Nikolaj Karamzin's Influence on Dostoevskij's Winter Notes on Summer Impressions (Zimnie zametki o letnix vpechatlenijax)

Charles Arndt, Brown University

My paper is entitled "Nikolaj Karamzin's Influence on Dostoevskij's Winter Notes on Summer Impressions (Zimnie zametki o letnix vpechatlenijax)," and involves not only a comparison between Karamzin's account of Europe in Letters of a Russian Traveler and the novelist's own record of his western sojourn, but also explores the broad effects of Karamzin's ideology on Dostoevskij. I will demonstrate how, over the years, Karamzin was of such consequence to Dostoevskij's political and social views that he becomes the principal reference point in Winter Notes on Summer Impressions. By doing this, I hope to broaden the research in this area, which has until now been relatively limited.

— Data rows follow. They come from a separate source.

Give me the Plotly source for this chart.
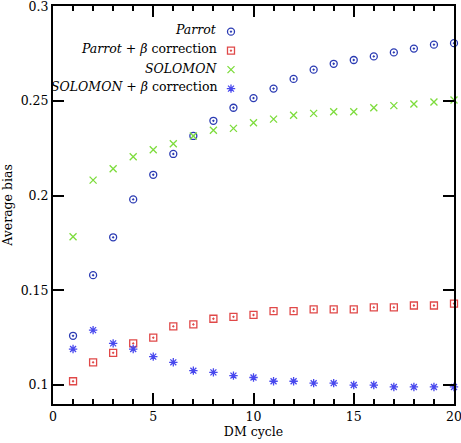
import plotly.graph_objects as go

cycles = list(range(1, 21))
parrot = [0.126, 0.158, 0.178, 0.198, 0.211, 0.222, 0.2315, 0.2395, 0.2464, 0.2515,
          0.2565, 0.2616, 0.2665, 0.2696, 0.2716, 0.2735, 0.2756, 0.2776, 0.2797, 0.2805]
parrot_beta = [0.102, 0.112, 0.117, 0.122, 0.125, 0.131, 0.132, 0.135, 0.136, 0.137,
               0.139, 0.139, 0.140, 0.140, 0.140, 0.141, 0.141, 0.142, 0.142, 0.143]
solomon = [0.1783, 0.2082, 0.2142, 0.2205, 0.2242, 0.2274, 0.2315, 0.2345, 0.2355, 0.2385,
           0.2404, 0.2424, 0.2434, 0.2443, 0.2443, 0.2464, 0.2475, 0.2484, 0.2494, 0.2505]
solomon_beta = [0.119, 0.129, 0.122, 0.119, 0.115, 0.112, 0.1076, 0.1067, 0.105, 0.104,
                0.102, 0.102, 0.101, 0.101, 0.100, 0.100, 0.099, 0.099, 0.099, 0.099]

series_labels = ["<i>Parrot</i>", "<i>Parrot</i> + <i>β</i> correction",
                 "<i>SOLOMON</i>", "<i>SOLOMON</i> + <i>β</i> correction"]
x_tickvals = [0, 5, 10, 15, 20]
x_ticktext = ["0", "5", "10", "15", "20"]
y_tickvals = [0.1, 0.15, 0.2, 0.25, 0.3]
y_ticktext = ["0.1", "0.15", "0.2", "0.25", "0.3"]

FONT = "DejaVu Serif"
FS = 12.5

styles = [
    dict(symbol="circle-open-dot", color="#2b3bb3", size=7),
    dict(symbol="square-open-dot", color="#e04848", size=7),
    dict(symbol="x-thin-open", color="#7ddc3c", size=7),
    dict(symbol="asterisk-open", color="#4848ee", size=7),
]
data = [parrot, parrot_beta, solomon, solomon_beta]

fig = go.Figure()
for vals, st in zip(data, styles):
    fig.add_trace(go.Scatter(
        x=cycles, y=vals, mode="markers", name=" ",
        marker=dict(symbol=st["symbol"], size=st["size"], color=st["color"],
                    line=dict(color=st["color"], width=1.3)),
        cliponaxis=False,
    ))

row_y = [0.9397, 0.892, 0.844, 0.797]
for lbl, yy in zip(series_labels, row_y):
    fig.add_annotation(text=lbl, xref="paper", yref="paper", x=0.414, y=yy,
                       xanchor="right", yanchor="middle", showarrow=False,
                       font=dict(family=FONT, size=FS, color="black"))

fig.update_xaxes(
    range=[0, 20.0001], tickvals=x_tickvals, ticktext=x_ticktext,
    showline=True, linecolor="black", linewidth=2, mirror="ticks",
    ticks="inside", ticklen=11, tickwidth=2, tickcolor="black",
    showgrid=False, zeroline=False, automargin=False, ticklabeloverflow="allow",
    tickfont=dict(family=FONT, size=FS, color="black"),
    minor=dict(dtick=1, ticks="inside", ticklen=5, tickwidth=2, tickcolor="black", showgrid=False),
    title=dict(text="DM cycle", font=dict(family=FONT, size=FS, color="black"), standoff=3),
)
fig.update_yaxes(
    range=[0.09, 0.3001], tickvals=y_tickvals, ticktext=y_ticktext,
    showline=True, linecolor="black", linewidth=2, mirror="ticks",
    ticks="inside", ticklen=11, tickwidth=2, tickcolor="black",
    showgrid=False, zeroline=False, automargin=False, ticklabeloverflow="allow",
    tickfont=dict(family=FONT, size=FS, color="black"),
    title=dict(text="Average bias", font=dict(family=FONT, size=FS, color="black"), standoff=8),
)

fig.update_layout(
    width=461, height=443,
    margin=dict(l=53, r=7, t=6, b=39),
    paper_bgcolor="white", plot_bgcolor="white",
    font=dict(family=FONT, size=FS, color="black"),
    legend=dict(x=0.394, y=0.972, xanchor="left", yanchor="top",
                bgcolor="rgba(0,0,0,0)", font=dict(family=FONT, size=12),
                tracegroupgap=0, itemwidth=30),
    showlegend=True,
)

fig.write_html("out.html", config={"displayModeBar": False},
               post_script="document.body.style.margin='0';")
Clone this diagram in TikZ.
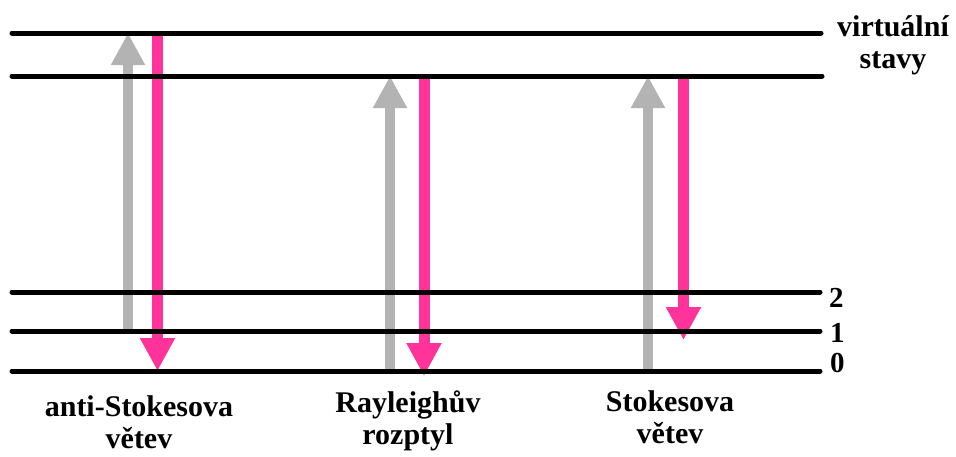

Looking at the correlations between these two writers, scholars have traditionally focused on how Karamzin engendered in Dostoevskij a love for Sentimentalism, which permeates his epistolary novel Poor Folk, and as A. S. Dolinin points out, "runs through all his work right up to The Brothers Karamazov" (Dolinin, Pis'ma, p. 493). While acknowledging this, I draw attention to other significant aspects of Karamzin's literary life that affected Dostoevskij. Most prominent is his role as an historian, embodied in the History of the Russian State, a work which Dostoevskij himself mentions as contributing to his ideological position:

I was, perhaps, one of those [ä] for whom it was the easiest to return to the native root (narodnyj koren'), to the discovery (uznanie) of the Russian soul, to the acknowledgement (priznanie) of the spirit of the people. I was only ten years old, when I already knew almost all of the main episodes of Russian history from Karamzin, whom our father would read to us aloud in the evenings. (Dostoevskij, Dnevnik pisatelja, Polnoe sobranie sochinenij v tridcati tomax, Vol. 21, p. 134).

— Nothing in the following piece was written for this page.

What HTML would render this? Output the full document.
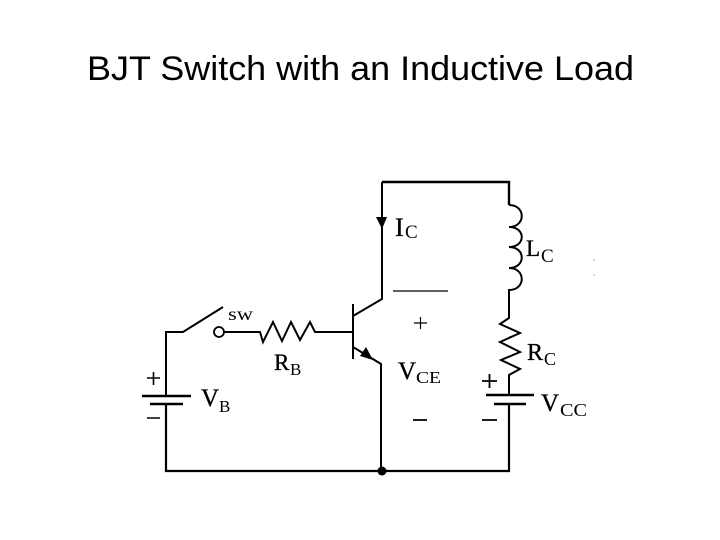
<!DOCTYPE html>
<html><head><meta charset="utf-8"><style>
html,body{margin:0;padding:0;background:#fff}
svg{display:block}
text{fill:#000}
.s{font-family:"Liberation Serif",serif}
.b{stroke:#000;stroke-width:.35}
</style></head><body>
<svg width="720" height="540" viewBox="0 0 720 540" xmlns="http://www.w3.org/2000/svg">
<text x="87" y="80" font-family="'Liberation Sans',sans-serif" font-size="34" textLength="547" lengthAdjust="spacingAndGlyphs">BJT Switch with an Inductive Load</text>
<g fill="none" stroke="#000" stroke-width="2" stroke-linejoin="miter">
<path d="M166 396V332H183L223 307"/>
<circle cx="219" cy="332" r="5" stroke-width="1.800"/>
<path d="M224 332H260L263 342L273 322L282 341L291 322L300 340L310 322L315 332H353"/>
<path d="M353 304V359" stroke-width="2"/>
<path d="M353 316L382 299V182"/>
<path d="M382 182H509V205" stroke-width="2.400"/>
<path d="M353 347L381 364V471"/>
<path d="M166 404V471H509V404" stroke-width="2.200"/>
<path d="M509 205C526 205 526 227 509 227C526 227 526 247 509 247C526 247 526 268 509 268C526 268 526 290 509 290V318L500 324L520 333L500 342L520 352L501 360L520 369L509 375V395"/>
<path d="M142 396H191M150 404H183M486 395H534M494 404H526" stroke-width="2.400"/>
<path d="M393 291H448" stroke-width="1.300"/>
<path d="M414 323H427M420.500 317V329" stroke-width="1.200"/>
<path d="M147 378H160M153.500 372V385M147 418H160" stroke-width="1.600"/>
<path d="M482 381H497M489.500 374V388M482 420H497M413 420H427" stroke-width="1.800"/>
</g>
<circle cx="382" cy="471" r="4.500" fill="#000"/>
<path d="M376 217H387L382 229Z" fill="#000"/>
<path d="M373 360L360 356L366 347Z" fill="#000"/>
<g class="s">
<text x="228" y="320" font-size="18" textLength="25" lengthAdjust="spacingAndGlyphs">sw</text>
<text class="b" x="274" y="370" font-size="23">R</text><text x="290" y="375" font-size="17">B</text>
<text class="b" x="201" y="406" font-size="25">V</text><text x="219" y="412" font-size="17">B</text>
<text class="b" x="395" y="236" font-size="26">I</text><text x="405" y="238" font-size="19">C</text>
<text class="b" x="526" y="256" font-size="23">L</text><text x="541" y="262" font-size="19">C</text>
<text class="b" x="527" y="360" font-size="24">R</text><text x="544" y="365" font-size="18">C</text>
<text class="b" x="398" y="379" font-size="25">V</text><text x="416" y="383" font-size="17" textLength="25" lengthAdjust="spacingAndGlyphs">CE</text>
<text class="b" x="541" y="411" font-size="25">V</text><text x="560" y="416" font-size="18" textLength="27" lengthAdjust="spacingAndGlyphs">CC</text>
</g>
<circle cx="594" cy="260" r=".6" fill="#777"/><circle cx="594" cy="275" r=".6" fill="#777"/>
</svg>
</body></html>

In my report I prove that, by the time of Winter Notes, Dostoevskij had developed such an ideological affinity for Karamzin that he saw himself following in his steps as he evaluated Europe from the standpoint of a Russian intellectual:

On my journey back through Cologne, that is, when, returning from Paris, I saw the cathedral for the second time, I nearly wanted to "beg its forgiveness on my knees" for not perceiving its beauty the first time, exactly like Karamzin, with the same purpose got on his knees before the Rhine waterfall. (Dostoevskij, Zimnie zametki o letnix vpechatlenijax, Polnoe sobranie sochinenij v tridcati tomax, Vol. 5, p. 48. I also consulted the translation by David Patterson, p. 3).

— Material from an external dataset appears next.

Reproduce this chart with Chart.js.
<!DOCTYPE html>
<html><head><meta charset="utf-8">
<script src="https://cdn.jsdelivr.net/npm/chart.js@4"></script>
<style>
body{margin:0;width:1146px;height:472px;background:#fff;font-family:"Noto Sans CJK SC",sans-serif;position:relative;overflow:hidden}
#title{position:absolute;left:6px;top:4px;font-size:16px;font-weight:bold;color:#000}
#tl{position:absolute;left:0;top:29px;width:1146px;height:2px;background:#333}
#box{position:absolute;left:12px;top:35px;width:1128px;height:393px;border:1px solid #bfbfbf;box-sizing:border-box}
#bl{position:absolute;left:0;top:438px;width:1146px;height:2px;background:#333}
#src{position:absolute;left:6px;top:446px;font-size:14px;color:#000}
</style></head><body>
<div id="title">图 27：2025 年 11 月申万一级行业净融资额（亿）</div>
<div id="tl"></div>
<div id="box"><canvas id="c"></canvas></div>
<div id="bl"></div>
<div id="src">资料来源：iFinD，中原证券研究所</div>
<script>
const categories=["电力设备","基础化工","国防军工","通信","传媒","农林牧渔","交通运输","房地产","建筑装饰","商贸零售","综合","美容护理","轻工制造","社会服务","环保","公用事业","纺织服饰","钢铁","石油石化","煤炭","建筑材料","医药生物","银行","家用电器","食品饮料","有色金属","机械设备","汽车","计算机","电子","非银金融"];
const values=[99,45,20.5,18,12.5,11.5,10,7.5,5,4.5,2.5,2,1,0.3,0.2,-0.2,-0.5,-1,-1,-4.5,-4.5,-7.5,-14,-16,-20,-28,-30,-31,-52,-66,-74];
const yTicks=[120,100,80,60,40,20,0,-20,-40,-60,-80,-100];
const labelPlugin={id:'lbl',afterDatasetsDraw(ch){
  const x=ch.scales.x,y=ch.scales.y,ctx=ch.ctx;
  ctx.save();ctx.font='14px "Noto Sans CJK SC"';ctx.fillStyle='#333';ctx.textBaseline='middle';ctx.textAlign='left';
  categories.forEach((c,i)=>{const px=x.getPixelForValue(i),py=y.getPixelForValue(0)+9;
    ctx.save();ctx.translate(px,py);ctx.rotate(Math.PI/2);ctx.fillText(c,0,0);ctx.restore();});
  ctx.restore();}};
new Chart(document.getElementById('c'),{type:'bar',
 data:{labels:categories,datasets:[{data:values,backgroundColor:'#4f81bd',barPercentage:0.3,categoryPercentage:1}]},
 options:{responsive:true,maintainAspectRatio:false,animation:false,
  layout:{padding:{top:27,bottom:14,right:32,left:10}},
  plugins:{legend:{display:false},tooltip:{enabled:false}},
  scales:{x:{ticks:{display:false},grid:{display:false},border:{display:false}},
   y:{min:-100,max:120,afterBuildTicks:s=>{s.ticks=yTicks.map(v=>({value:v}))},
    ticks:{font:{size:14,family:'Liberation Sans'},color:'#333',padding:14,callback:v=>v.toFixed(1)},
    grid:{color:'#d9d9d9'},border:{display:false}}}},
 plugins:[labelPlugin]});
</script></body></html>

The feeling of partnership with Karamzin, particularly in Winter Notes, however, goes well beyond a single quotation, as Jurij Lotman, in an extraordinarily perceptive remark, insists on in his book "Karamzin":

The complex and basically polemical relationship of Dostoevskij to the image of the "Russian traveler" implies continual correspodence (postojannaja sootnesenost') (Lotman, Karamzin, p. 491).

I fully support this statement and, in my paper, argue that there needs to be considerably more research in this area. One useful overview on the subject is A. V. Arxipova's article, "Dostoevskij i Karamzin," published in 1983. In it she undertakes to explain Karamzin's ideological importance to Dostoevskij, particularly in how the latter begins to view Peter the Great's reforms and the rift that occurred between Russian intellectuals and the people. In my report, I will attempt to give a more comprehensive study of the factors that form the composite image of Karamzin, which so influenced Dostoevskij and comes to the forefront in his work Winter Notes on Summer Impressions.